Unmarked: Landscape Along Highway 16

By Sarah de Leeuw

Review By Jocelyn Smith

November 4, 2013

BC Studies no. 145 Spring 2005  | p. 107-8

In 1982 SARAH DE LEEUW’S father put on a suit and tie – “a rare sight,” (1) de Leeuw writes – and then left for the airport. He returned on the evening of the third day to tell his family that he had at last found a job. The journey to this new job would take the family away from Duncan, beyond Prince George and Burns Lake, beyond Terrace and Prince Rupert, across the Hecate Strait to Port Clements. For eight-year-old de Leeuw, this journey, “three days travel and two nights sleep away from the people I have left behind,” (9) is a journey to a place on the edge of nothingness.

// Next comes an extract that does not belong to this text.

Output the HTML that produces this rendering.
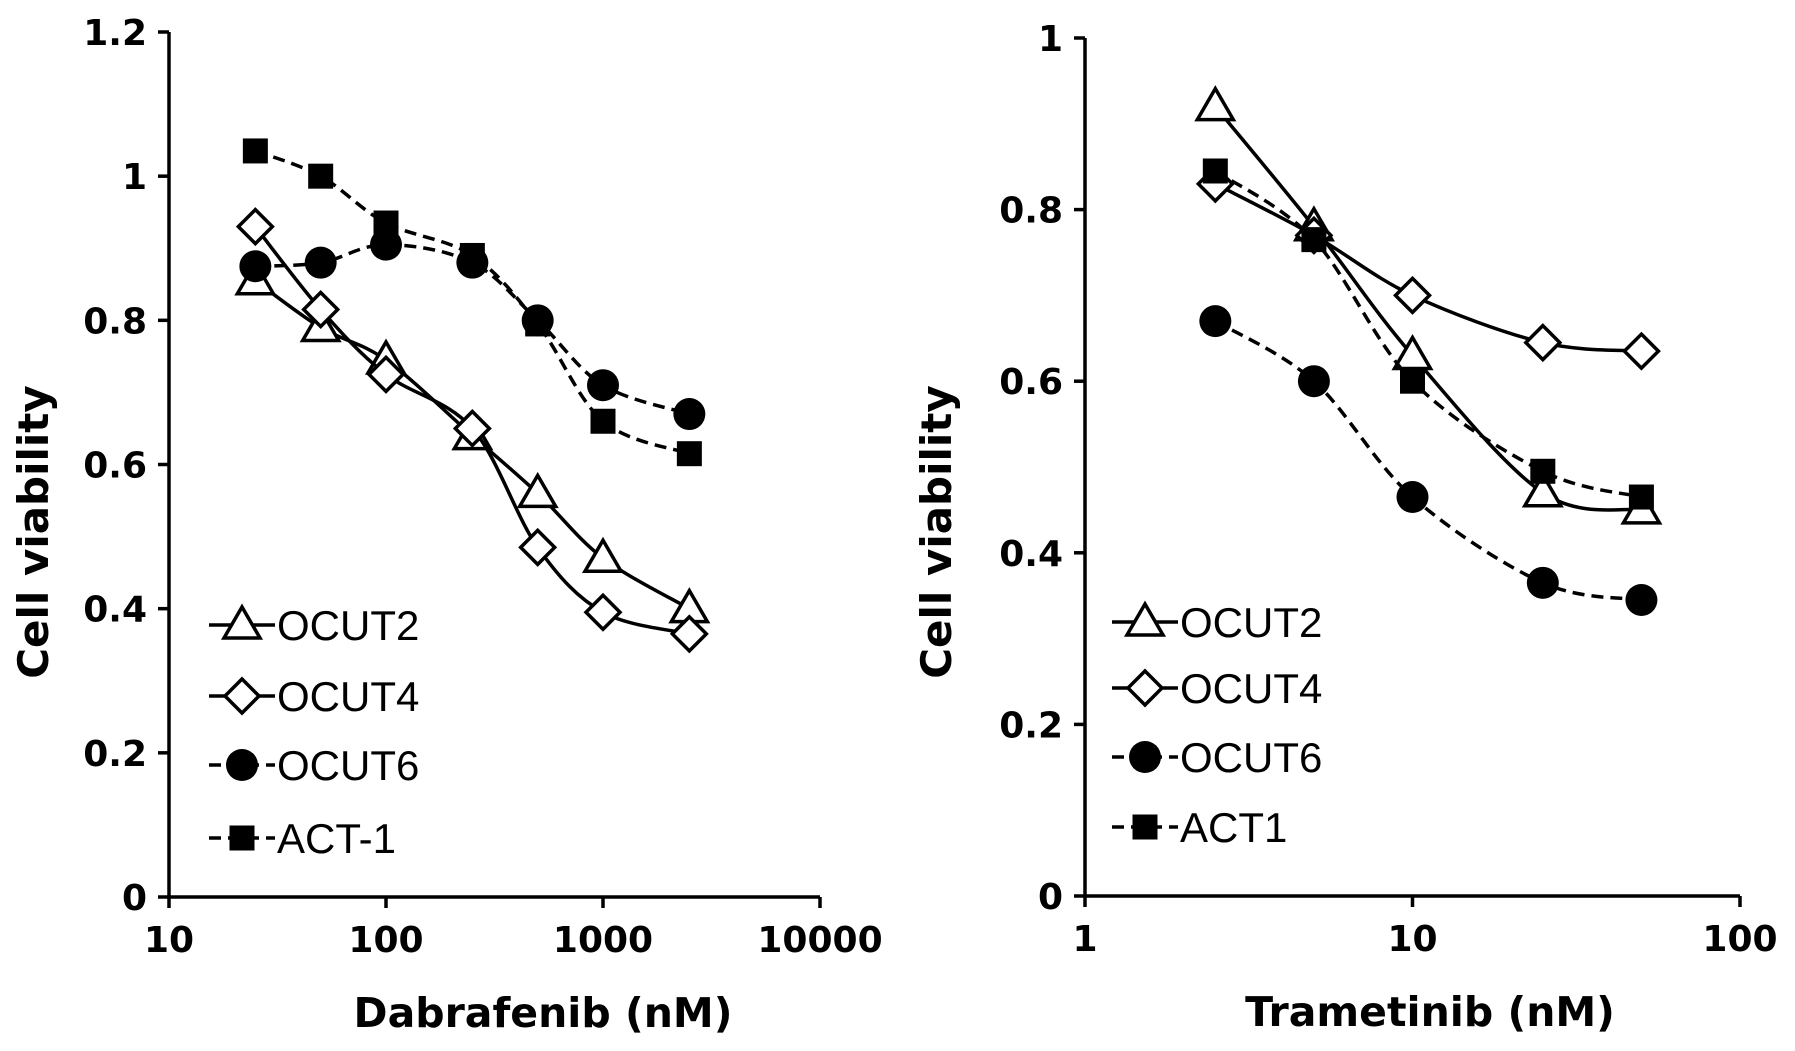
<!DOCTYPE html>
<html><head><meta charset="utf-8"><style>
html,body{margin:0;padding:0;background:#fff;}
svg{display:block;font-family:"Liberation Sans",sans-serif;}
.b{font-family:"DejaVu Sans","Liberation Sans",sans-serif;font-weight:bold;}
</style></head><body>
<svg id="c" width="1795" height="1051" viewBox="0 0 1795 1051"></svg>
<script>
const leftX=[25,50,100,250,500,1000,2500];
const leftOCUT2=[0.855,0.79,0.745,0.64,0.56,0.47,0.40];
const leftOCUT4=[0.93,0.815,0.725,0.65,0.485,0.395,0.365];
const leftOCUT6=[0.875,0.88,0.905,0.88,0.80,0.71,0.67];
const leftACT1=[1.035,1.0,0.935,0.89,0.795,0.66,0.615];
const leftYTicks=[0,0.2,0.4,0.6,0.8,1,1.2];
const leftXTicks=[10,100,1000,10000];
const rightX=[2.5,5,10,25,50];
const rightOCUT2=[0.92,0.78,0.63,0.47,0.45];
const rightOCUT4=[0.83,0.77,0.70,0.645,0.635];
const rightOCUT6=[0.67,0.60,0.465,0.365,0.345];
const rightACT1=[0.845,0.765,0.60,0.495,0.465];
const rightYTicks=[0,0.2,0.4,0.6,0.8,1];
const rightXTicks=[1,10,100];
const leftLegend=["OCUT2","OCUT4","OCUT6","ACT-1"];
const rightLegend=["OCUT2","OCUT4","OCUT6","ACT1"];

const svg=document.getElementById('c');
const NS="http://www.w3.org/2000/svg";
function mk(tag,attrs,parent){const e=document.createElementNS(NS,tag);for(const k in attrs)e.setAttribute(k,attrs[k]);(parent||svg).appendChild(e);return e;}

function marker(g,type,x,y){
  let e;
  if(type==='tri'){e=mk('polygon',{points:`${x},${y-18} ${x-18},${y+13} ${x+18},${y+13}`,fill:'#fff',stroke:'#000','stroke-width':3.5},g);}
  else if(type==='dia'){e=mk('polygon',{points:`${x},${y-17} ${x+17},${y} ${x},${y+17} ${x-17},${y}`,fill:'#fff',stroke:'#000','stroke-width':3.5},g);}
  else if(type==='cir'){e=mk('circle',{cx:x,cy:y,r:16,fill:'#000'},g);}
  else {e=mk('rect',{x:x-12.5,y:y-12.5,width:25,height:25,fill:'#000'},g);}
  
  
}
function smooth(pts){
  let d=`M${pts[0][0]},${pts[0][1]}`;
  for(let i=0;i<pts.length-1;i++){
    const p0=pts[Math.max(0,i-1)],p1=pts[i],p2=pts[i+1],p3=pts[Math.min(pts.length-1,i+2)];
    const c1=[p1[0]+(p2[0]-p0[0])/6,p1[1]+(p2[1]-p0[1])/6];
    const c2=[p2[0]-(p3[0]-p1[0])/6,p2[1]-(p3[1]-p1[1])/6];
    d+=` C${c1[0]},${c1[1]} ${c2[0]},${c2[1]} ${p2[0]},${p2[1]}`;
  }
  return d;
}
function chart(cfg){
  const g=mk('g',{});
  
  
  const sx=v=>cfg.x0+(Math.log10(v)-Math.log10(cfg.xmin))/(Math.log10(cfg.xmax)-Math.log10(cfg.xmin))*(cfg.x1-cfg.x0);
  const sy=v=>cfg.y0-(v/cfg.ymax)*(cfg.y0-cfg.y1);
  const ax=mk('path',{d:`M${cfg.x0},${cfg.y1} V${cfg.y0} H${cfg.x1}`,stroke:'#000','stroke-width':3.5,fill:'none'},g);
  
  
  cfg.yTicks.forEach(t=>{
    const y=sy(t);
    mk('line',{x1:cfg.x0-11,x2:cfg.x0,y1:y,y2:y,stroke:'#000','stroke-width':3.5},g);
    const tx=mk('text',{x:cfg.x0-22,y:y+13,'text-anchor':'end','font-size':36,class:'b'},g);
    tx.textContent=String(t);
    
    
  });
  cfg.xTicks.forEach(t=>{
    const x=sx(t);
    mk('line',{x1:x,x2:x,y1:cfg.y0,y2:cfg.y0+11,stroke:'#000','stroke-width':3.5},g);
    const tx=mk('text',{x:x,y:cfg.y0+55,'text-anchor':'middle','font-size':36,class:'b'},g);
    tx.textContent=String(t);
    
    
  });
  const xt=mk('text',{x:cfg.xTitleX,y:cfg.y0+130,'text-anchor':'middle','font-size':41,class:'b'},g);
  xt.textContent=cfg.xTitle;
  
  
  const yt=mk('text',{x:0,y:0,'text-anchor':'middle','font-size':42,class:'b',transform:`translate(${cfg.yTitleX},532) rotate(-90)`},g);
  yt.textContent='Cell viability';
  
  
  cfg.series.forEach(s=>{
    const sg=mk('g',{},g);
    
    
    const pts=cfg.xs.map((xv,i)=>[sx(xv),sy(s.vals[i])]);
    mk('path',{d:smooth(pts),fill:'none',stroke:'#000','stroke-width':3.5,'stroke-dasharray':s.dash?'12,7':'none'},sg);
    pts.forEach(p=>marker(sg,s.type,p[0],p[1]));
  });
  cfg.series.forEach((s,i)=>{
    const lg=mk('g',{},g);
    
    
    const y=cfg.legY[i];
    mk('line',{x1:cfg.legX,x2:cfg.legX+66,y1:y,y2:y,stroke:'#000','stroke-width':3.5,'stroke-dasharray':s.dash?'12,7':'none'},lg);
    marker(lg,s.type,cfg.legX+33,y);
    const tx=mk('text',{x:cfg.legX+68,y:y+15,'font-size':42},lg);
    tx.textContent=s.label;
  });
}
chart({name:'dabrafenib-chart',x0:169,x1:820,y0:897,y1:32,xmin:10,xmax:10000,ymax:1.2,
  yTicks:leftYTicks,xTicks:leftXTicks,xs:leftX,xTitle:'Dabrafenib (nM)',xTitleX:543,yTitleX:48,
  legX:209,legY:[625,696,765,838],
  series:[{label:leftLegend[0],vals:leftOCUT2,type:'tri',dash:false},
          {label:leftLegend[1],vals:leftOCUT4,type:'dia',dash:false},
          {label:leftLegend[2],vals:leftOCUT6,type:'cir',dash:true},
          {label:leftLegend[3],vals:leftACT1,type:'sq',dash:true}]});
chart({name:'trametinib-chart',x0:1085,x1:1740,y0:896,y1:38,xmin:1,xmax:100,ymax:1,
  yTicks:rightYTicks,xTicks:rightXTicks,xs:rightX,xTitle:'Trametinib (nM)',xTitleX:1430,yTitleX:951,
  legX:1112,legY:[622,688,757,827],
  series:[{label:rightLegend[0],vals:rightOCUT2,type:'tri',dash:false},
          {label:rightLegend[1],vals:rightOCUT4,type:'dia',dash:false},
          {label:rightLegend[2],vals:rightOCUT6,type:'cir',dash:true},
          {label:rightLegend[3],vals:rightACT1,type:'sq',dash:true}]});
</script>
</body></html>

Unmarked: Landscapes along Highway 16 is de Leeuw’s account of her life on that edge of nothingness and her journey back along Highway 16, through Juskatla, Kitimat, Kitwanga, Rosswood, the Nass Valley, through childhood and young adulthood. Each of the sixteen chapters is a beautifully crafted essay, loosely connected with the others but able to stand alone, on the complexities and sadness – there is little happiness in this book – of life in the settlements through which de Leeuw’s journey pulls her. De Leeuw draws her characters and their sorrow and anger with deft, economical strokes: “They auctioned orfjeskatla, piece by piece … I remember clearly the look of Leaha’s father. Sportsmen Unfiltered cigarette cradled gently between fingers, sitting legs apart, elbows on knees, on the hood of his gold Cadillac. A stunned look of resignation, the same look I had always imagined might flash across a faller’s face the instant he cut into a widow maker, those terrible trees who in such a long split second rip out to take a man down” (20). Writing of her years in Kitimat, she sums up an entire adolescence with just a handful of well-chosen phrases: “The steep corner around the bridge where your brother had his first and last car accident … where you passed, over and over, vowing each time was your last, each time to move away. Far away. Far away from endless Friday nights of bootlegging booze from the manager of the restaurant where you worked, leaving after long shifts, hair thick with the fatty scent of cheese and pizza dough, cheap wine and parents who take their children to the one and only family restaurant, exhaling their cigarette smoke over their kids’ heads and directly into your green and white uniform. Any goddamn place that isn’t here, even if it’s just over there, is far enough for you. It’s away” (48).

But the main presence in Unmarked is the landscape of northern British Columbia, and de Leeuw’s evocation of that landscape is the greatest achievement in this wonderful book. Whether she is describing “the Zoo” at Cranberry Junction or the hills that surround Prince George or the beaches of Tlell, de Leeuw writes with a compassion and insight that reveal an extraordinary and subtle talent. She served recently as the research coordinator for the University of Northern British Columbia’s task force on the effects of substance abuse on children, and is currently working on a PhD in cultural geography at Queen’s University. The question that must be asked is whether she will continue to write creative nonfiction. Unmarked: Landscapes along Highway 16 is a remarkable book, and to sustain its momentum in future writings will be a challenge. There is no reason to think that de Leeuw cannot meet that challenge, but even if she never writes another word of creative nonfiction, she has already produced an outstanding testament to lives lived in northern British Columbia.